◆ Dataset extract ◆
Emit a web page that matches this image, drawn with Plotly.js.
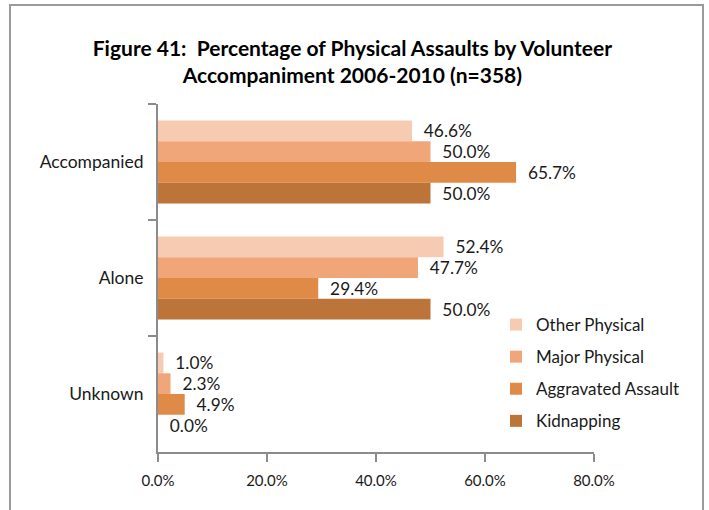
<!DOCTYPE html>
<html>
<head>
<meta charset="utf-8">
<script src="https://cdn.plot.ly/plotly-3.0.1.min.js"></script>
<style>
html,body{margin:0;padding:0;background:#fff;}
#chart{width:709px;height:510px;}
</style>
</head>
<body>
<div id="chart"></div>
<script>
// Data
const categories = ["Accompanied", "Alone", "Unknown"];
const seriesNames = ["Other Physical", "Major Physical", "Aggravated Assault", "Kidnapping"];
const otherPhysical = [46.6, 52.4, 1.0];
const majorPhysical = [50.0, 47.7, 2.3];
const aggravatedAssault = [65.7, 29.4, 4.9];
const kidnapping = [50.0, 50.0, 0.0];
const xTickValues = [0, 20, 40, 60, 80];
const xTickLabels = ["0.0%", "20.0%", "40.0%", "60.0%", "80.0%"];

const colors = ["#F7CBB2", "#F1A679", "#E08A47", "#BC7439"];
const seriesValues = [otherPhysical, majorPhysical, aggravatedAssault, kidnapping];
const FONT = "Lato, 'Open Sans', sans-serif";

const traces = seriesNames.map((name, i) => ({
  type: "bar",
  orientation: "h",
  name: name,
  y: categories,
  x: seriesValues[i],
  legendgroup: "g" + i,
  marker: { color: colors[i] },
  text: seriesValues[i].map(v => "  " + v.toFixed(1) + "%"),
  texttemplate: "%{text}",
  textposition: "outside",
  textfont: { family: FONT, size: 17.5, color: "#1a1a1a" },
  cliponaxis: false,
  hoverinfo: "skip"
}));

// Frame coordinates in paper units (plot area x:158..594, y:104..452)
const px = v => (v - 158) / 436;
const py = v => (452 - v) / 348;

const layout = {
  width: 709,
  height: 510,
  margin: { l: 158, r: 115, t: 104, b: 58 },
  paper_bgcolor: "#ffffff",
  plot_bgcolor: "#ffffff",
  barmode: "group",
  bargap: 0.285,
  bargroupgap: 0,
  title: {
    text: "<b>Figure 41:  Percentage of Physical Assaults by Volunteer<br>Accompaniment 2006-2010 (n=358)</b>",
    font: { family: FONT, size: 21, color: "#000" },
    x: 0.497, xanchor: "center",
    yref: "container", y: 0.89, yanchor: "top"
  },
  xaxis: {
    range: [0, 80],
    tickvals: xTickValues,
    ticktext: xTickLabels,
    showgrid: false,
    zeroline: false,
    showline: true,
    linecolor: "#8c8c8c",
    linewidth: 2,
    ticks: "outside",
    ticklen: 8,
    tickwidth: 2,
    tickcolor: "#8c8c8c",
    ticklabelstandoff: 6,
    tickfont: { family: FONT, size: 15, color: "#1a1a1a" },
    automargin: false,
    fixedrange: true
  },
  yaxis: {
    categoryorder: "array",
    categoryarray: categories,
    autorange: "reversed",
    showgrid: false,
    zeroline: false,
    showline: true,
    linecolor: "#8c8c8c",
    linewidth: 2,
    ticks: "outside",
    tickson: "boundaries",
    ticklen: 8,
    tickwidth: 2,
    tickcolor: "#8c8c8c",
    ticklabelstandoff: 9,
    tickfont: { family: FONT, size: 17.5, color: "#1a1a1a" },
    automargin: false,
    fixedrange: true
  },
  legend: {
    x: px(496), xanchor: "left",
    y: py(307), yanchor: "top",
    traceorder: "grouped",
    tracegroupgap: 7,
    font: { family: FONT, size: 17, color: "#1a1a1a" },
    bgcolor: "rgba(0,0,0,0)",
    itemwidth: 30
  },
  shapes: [{
    type: "rect", xref: "paper", yref: "paper",
    x0: px(10), x1: px(703), y0: py(520), y1: py(5),
    line: { color: "#9a9a9a", width: 2 },
    fillcolor: "rgba(0,0,0,0)",
    layer: "below"
  }],
  showlegend: true
};

Plotly.newPlot("chart", traces, layout, { displayModeBar: false, staticPlot: true });
</script>
</body>
</html>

◆ The exercise ◆
Would you return the data exactly as written, without the pictures?

◆ Output for this exercise ◆
Emit a web page that matches this image, drawn with Plotly.js.
<!DOCTYPE html>
<html>
<head>
<meta charset="utf-8">
<script src="https://cdn.plot.ly/plotly-3.0.1.min.js"></script>
<style>
html,body{margin:0;padding:0;background:#fff;}
#chart{width:709px;height:510px;}
</style>
</head>
<body>
<div id="chart"></div>
<script>
// Data
const categories = ["Accompanied", "Alone", "Unknown"];
const seriesNames = ["Other Physical", "Major Physical", "Aggravated Assault", "Kidnapping"];
const otherPhysical = [46.6, 52.4, 1.0];
const majorPhysical = [50.0, 47.7, 2.3];
const aggravatedAssault = [65.7, 29.4, 4.9];
const kidnapping = [50.0, 50.0, 0.0];
const xTickValues = [0, 20, 40, 60, 80];
const xTickLabels = ["0.0%", "20.0%", "40.0%", "60.0%", "80.0%"];

const colors = ["#F7CBB2", "#F1A679", "#E08A47", "#BC7439"];
const seriesValues = [otherPhysical, majorPhysical, aggravatedAssault, kidnapping];
const FONT = "Lato, 'Open Sans', sans-serif";

const traces = seriesNames.map((name, i) => ({
  type: "bar",
  orientation: "h",
  name: name,
  y: categories,
  x: seriesValues[i],
  legendgroup: "g" + i,
  marker: { color: colors[i] },
  text: seriesValues[i].map(v => "  " + v.toFixed(1) + "%"),
  texttemplate: "%{text}",
  textposition: "outside",
  textfont: { family: FONT, size: 17.5, color: "#1a1a1a" },
  cliponaxis: false,
  hoverinfo: "skip"
}));

// Frame coordinates in paper units (plot area x:158..594, y:104..452)
const px = v => (v - 158) / 436;
const py = v => (452 - v) / 348;

const layout = {
  width: 709,
  height: 510,
  margin: { l: 158, r: 115, t: 104, b: 58 },
  paper_bgcolor: "#ffffff",
  plot_bgcolor: "#ffffff",
  barmode: "group",
  bargap: 0.285,
  bargroupgap: 0,
  title: {
    text: "<b>Figure 41:  Percentage of Physical Assaults by Volunteer<br>Accompaniment 2006-2010 (n=358)</b>",
    font: { family: FONT, size: 21, color: "#000" },
    x: 0.497, xanchor: "center",
    yref: "container", y: 0.89, yanchor: "top"
  },
  xaxis: {
    range: [0, 80],
    tickvals: xTickValues,
    ticktext: xTickLabels,
    showgrid: false,
    zeroline: false,
    showline: true,
    linecolor: "#8c8c8c",
    linewidth: 2,
    ticks: "outside",
    ticklen: 8,
    tickwidth: 2,
    tickcolor: "#8c8c8c",
    ticklabelstandoff: 6,
    tickfont: { family: FONT, size: 15, color: "#1a1a1a" },
    automargin: false,
    fixedrange: true
  },
  yaxis: {
    categoryorder: "array",
    categoryarray: categories,
    autorange: "reversed",
    showgrid: false,
    zeroline: false,
    showline: true,
    linecolor: "#8c8c8c",
    linewidth: 2,
    ticks: "outside",
    tickson: "boundaries",
    ticklen: 8,
    tickwidth: 2,
    tickcolor: "#8c8c8c",
    ticklabelstandoff: 9,
    tickfont: { family: FONT, size: 17.5, color: "#1a1a1a" },
    automargin: false,
    fixedrange: true
  },
  legend: {
    x: px(496), xanchor: "left",
    y: py(307), yanchor: "top",
    traceorder: "grouped",
    tracegroupgap: 7,
    font: { family: FONT, size: 17, color: "#1a1a1a" },
    bgcolor: "rgba(0,0,0,0)",
    itemwidth: 30
  },
  shapes: [{
    type: "rect", xref: "paper", yref: "paper",
    x0: px(10), x1: px(703), y0: py(520), y1: py(5),
    line: { color: "#9a9a9a", width: 2 },
    fillcolor: "rgba(0,0,0,0)",
    layer: "below"
  }],
  showlegend: true
};

Plotly.newPlot("chart", traces, layout, { displayModeBar: false, staticPlot: true });
</script>
</body>
</html>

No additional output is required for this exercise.